Maybe calling ACH bad isn’t a very nice thing to do, but there is an interesting symptom that is caused by using ACH that doesn’t fit with our modern world… time.
On average it takes three to seven business days for an ACH to clear. The key is business day. The ACH system, which stands for Automated Clearing House, doesn’t work on weekend and has most financial institutions that use the system has certain hours like 3pm where they cut off transaction for that day. Point towards the “bad” the ACH systems takes a lot of time to process.
In my initial statement the system doesn’t match with the modern world… Our lives are now used to real-time. If I want money transferred from one bank to another it can take up to five days to do that. Someone has the money for five days and it’s not me.
Follow The Process
I have always coached people that if you want to understand why something is the way it is… follow the process back to it original intent and that initial intent will explain why it exist. The ACH systems original intent was to help bank clear check in a faster and more efficient way.
In the late sixties – early seventies the primary mode of payment (especially through the mail) was check.

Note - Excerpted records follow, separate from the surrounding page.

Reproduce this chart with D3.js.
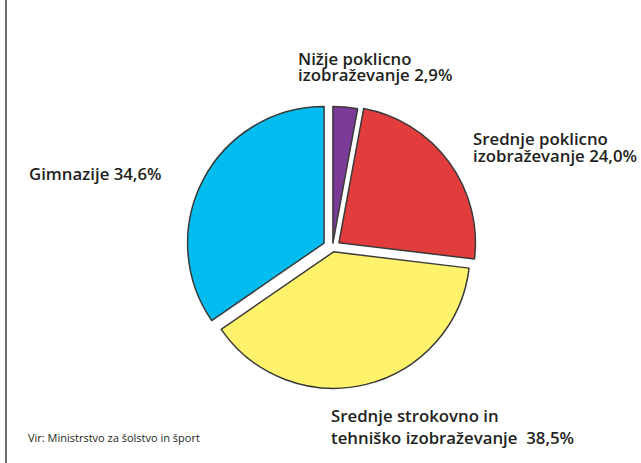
<!DOCTYPE html>
<html>
<head>
<meta charset="utf-8">
<script src="https://cdn.jsdelivr.net/npm/d3@7"></script>
<style>
  body { margin: 0; background: #fff; }
  #chart { width: 641px; height: 463px; }
  .label { font-family: "Open Sans", sans-serif; font-weight: 600; font-size: 16.8px; fill: #231f20; white-space: pre; }
  .source { font-family: "Open Sans", sans-serif; font-size: 11px; fill: #231f20; }
</style>
</head>
<body>
<div id="chart"></div>
<script>

// data
var categories = ["Nižje poklicno izobraževanje", "Srednje poklicno izobraževanje",
  "Srednje strokovno in tehniško izobraževanje", "Gimnazije"];
var shares = [2.9, 24.0, 38.5, 34.6];
var labelFirst = ["Nižje poklicno", "Srednje poklicno", "Srednje strokovno in", ""];
var labelSecond = ["izobraževanje ", "izobraževanje ", "tehniško izobraževanje  ", "Gimnazije "];
var sourceText = "Vir: Ministrstvo za šolstvo in šport";

// styles / layout
var sliceColors = ["#7a3a96", "#e23c3c", "#fff36b", "#00bcef"];
var sliceExplode = [4.5, 8, 4.5, 9.5];
var labelPos = [
  { x: 298, y: 65, lh: 15.5 },
  { x: 473, y: 145, lh: 16.5 },
  { x: 331, y: 422, lh: 22 },
  { x: 29, y: 180, lh: 0 }
];

PieChart = function(_parentElement){
  this.parentElement = _parentElement;
  this.initVis();
}

PieChart.prototype.initVis = function(){
  var vis = this;

  vis.width = 641;
  vis.height = 463;
  vis.radius = 136.5;

  vis.svg = d3.select("#" + vis.parentElement).append("svg")
      .attr("width", vis.width)
      .attr("height", vis.height);

  // frame line on the left
  vis.svg.append("line")
      .attr("x1", 6).attr("x2", 6)
      .attr("y1", 0).attr("y2", vis.height)
      .attr("stroke", "#6d6e70")
      .attr("stroke-width", 2);

  vis.pieGroup = vis.svg.append("g")
      .attr("transform", "translate(332.5,247.5)");

  vis.pie = d3.pie()
      .sort(null)
      .value(function(d) { return d.value; });

  vis.arc = d3.arc()
      .innerRadius(0)
      .outerRadius(vis.radius);

  vis.svg.append("text")
      .attr("class", "source")
      .attr("x", 28)
      .attr("y", 442)
      .text(sourceText);

  vis.wrangleData();
}

PieChart.prototype.wrangleData = function(){
  var vis = this;
  var fmt = d3.format(".1f");
  vis.displayData = categories.map(function(c, i) {
    return {
      name: c,
      value: shares[i],
      first: labelFirst[i],
      second: labelSecond[i] + fmt(shares[i]).replace(".", ",") + "%"
    };
  });
  vis.updateVis();
}

PieChart.prototype.updateVis = function(){
  var vis = this;
  var arcs = vis.pie(vis.displayData);

  vis.pieGroup.selectAll(".slice").data(arcs)
    .enter()
    .append("path")
      .attr("class", "slice")
      .attr("d", vis.arc)
      .attr("transform", function(d, i) {
        var a = (d.startAngle + d.endAngle) / 2;
        var e = sliceExplode[i];
        return "translate(" + (Math.sin(a) * e) + "," + (-Math.cos(a) * e) + ")";
      })
      .attr("fill", function(d, i) { return sliceColors[i]; })
      .attr("stroke", "#3a3a3a")
      .attr("stroke-width", 1.5)
      .attr("stroke-linejoin", "round");

  var labels = vis.svg.selectAll(".label").data(vis.displayData)
    .enter()
    .append("text")
      .attr("class", "label");

  labels.each(function(d, i) {
    var t = d3.select(this);
    var p = labelPos[i];
    if (d.first) {
      t.append("tspan").attr("x", p.x).attr("y", p.y).text(d.first);
      t.append("tspan").attr("x", p.x).attr("y", p.y + p.lh).text(d.second);
    } else {
      t.append("tspan").attr("x", p.x).attr("y", p.y).text(d.second);
    }
  });
}

var chart = new PieChart("chart");
</script>
</body>
</html>
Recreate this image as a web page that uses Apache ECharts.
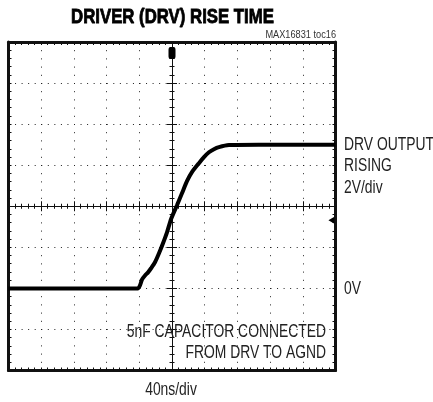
<!DOCTYPE html>
<html>
<head>
<meta charset="utf-8">
<script src="https://cdn.jsdelivr.net/npm/echarts@6/dist/echarts.min.js"></script>
<style>
	html,body{margin:0;padding:0;background:#fff;}
	#scope{width:433px;height:402px;}
</style>
</head>
<body>
<div id="scope"></div>
<script>
	var timeNs = [-200, -150, -89, -41.5, -39.1, -36.6, -33, -29.3, -25.6, -20.8, -15.9, -11, -6.1, -1.2, 6.1, 12.2, 18.3, 24.4, 33, 39.1, 45.2, 51.3, 57.4, 69.6, 106, 155, 200];
	var driveV = [-4.0, -4.0, -4.0, -4.0, -3.85, -3.56, -3.37, -3.22, -3.02, -2.73, -2.29, -1.80, -1.27, -0.63, 0.05, 0.63, 1.22, 1.66, 2.10, 2.39, 2.63, 2.78, 2.88, 2.98, 3.0, 3.0, 3.0];
	// scope markers: trigger position (top) and trigger level (right edge)
	var trigPos = [0, 7.46];
	var trigLevel = [195, -0.68];
	// 10 x 8 divisions, 40ns/div and 2V/div
	var xMin = -200, xMax = 200, xStep = 40;
	var yMin = -8, yMax = 8, yStep = 2;

	// no condensed face installed, so Liberation Sans gets squeezed sideways
	var face = '"Liberation Sans", Arial, sans-serif';
	var ink = '#111';

	var trace = [];
	for (var i = 0; i < timeNs.length; i++) {
		trace.push([timeNs[i], driveV[i]]);
	}

	function xAx(pos, frame, inside, grid) {
		return {
			type: 'value', position: pos, min: xMin, max: xMax, interval: xStep,
			axisLine: frame ? {onZero: false, lineStyle: {color: ink, width: 3}}
				: {onZero: true, onZeroAxisIndex: 0, lineStyle: {color: ink, width: 1}},
			axisTick: {show: true, inside: inside, length: frame ? 3 : 5, lineStyle: {color: ink}},
			minorTick: {show: true, splitNumber: 5, length: frame ? 3 : 2.5, lineStyle: {color: ink}},
			axisLabel: {show: false},
			splitLine: {show: grid, lineStyle: {color: '#222', width: 1, type: [1, 7.2]}}
		};
	}
	function yAx(pos, frame, inside, grid) {
		return {
			type: 'value', position: pos, min: yMin, max: yMax, interval: yStep,
			axisLine: frame ? {onZero: false, lineStyle: {color: ink, width: 3}}
				: {onZero: true, onZeroAxisIndex: 0, lineStyle: {color: ink, width: 1}},
			axisTick: {show: true, inside: inside, length: frame ? 3 : 5, lineStyle: {color: ink}},
			minorTick: {show: true, splitNumber: 5, length: frame ? 3 : 2.5, lineStyle: {color: ink}},
			axisLabel: {show: false},
			splitLine: {show: grid, lineStyle: {color: '#222', width: 1, type: [1, 5.55]}}
		};
	}

	function txt(x, y, s, font, align, squeeze, color, heavy) {
		var st = {text: s, font: font, fill: color || '#222', align: align, verticalAlign: 'middle'};
		if (heavy) {
			st.stroke = color;
			st.lineWidth = heavy;
		}
		return {type: 'text', x: x, y: y, z: 10, scaleX: squeeze, style: st};
	}

	var lbl = '18.5px ' + face;
	var chart = echarts.init(document.getElementById('scope'));
	var option = {
		animation: false,
		grid: {left: 8.5, top: 42, width: 327, height: 328.5, containLabel: false},
		xAxis: [
			xAx('bottom', true, true, true),
			xAx('top', true, true, false),
			xAx('bottom', false, true, false),
			xAx('bottom', false, false, false)
		],
		yAxis: [
			yAx('left', true, true, true),
			yAx('right', true, true, false),
			yAx('left', false, true, false),
			yAx('left', false, false, false)
		],
		series: [{
			name: 'DRV',
			type: 'line',
			data: trace,
			showSymbol: false,
			smooth: 0.2,
			lineStyle: {color: '#000', width: 4},
			z: 5,
			markPoint: {
				silent: true,
				label: {show: false},
				data: [
					{coord: trigPos, symbol: 'roundRect', symbolSize: [7, 12], itemStyle: {color: '#000'}},
					{coord: trigLevel, symbol: 'triangle', symbolSize: [7, 6], symbolRotate: 90, itemStyle: {color: '#000'}}
				]
			}
		}],
		graphic: [
			txt(172.5, 18, 'DRIVER (DRV) RISE TIME', 'bold 19.5px ' + face, 'center', 0.86, '#000', 0.8),
			txt(336, 35, 'MAX16831 toc16', '11.5px ' + face, 'right', 0.8, '#333'),
			txt(344, 145, 'DRV OUTPUT', lbl, 'left', 0.75),
			txt(344, 165.5, 'RISING', lbl, 'left', 0.75),
			txt(344, 187.5, '2V/div', lbl, 'left', 0.75),
			txt(344, 289, '0V', lbl, 'left', 0.75),
			txt(326, 332, '5nF CAPACITOR CONNECTED', lbl, 'right', 0.75),
			txt(326, 353, 'FROM DRV TO AGND', lbl, 'right', 0.75),
			txt(171, 390, '40ns/div', lbl, 'center', 0.75)
		]
	};
	chart.setOption(option);
</script>
</body>
</html>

When a check was received by a company, that company deposited it and the bank that received it had to give it to the issuing bank to make sure the funds were there. This required banks that weren’t geographically located in the same place to fly bags of checks and meet in secure location to exchange those bags of checks (I hope they had a code word they needed to use). The ACH system was created to digitize check information on a magnetic tape and the tapes were then transferred instead of the bags. The system improved over time to what it is today but the challenge is the system is built on very old technology in the programming language Cobol.
In 2012 the ACH system processed $36.9 Trillion dollars in transaction. The banking community that runs and oversees the system recently voted to update the system but the vote did not pass, mostly because the governance needs a super majority of seventy-five percent to change. The nays said that speed up the system could open it to fraud and misapplied transactions.
There will be a better way. ACH and electronic payments are ripe for suitable alternative like a credit card company, Bitcoins or a non-bank payment exchange. Whatever it is…. I can’t wait to find it!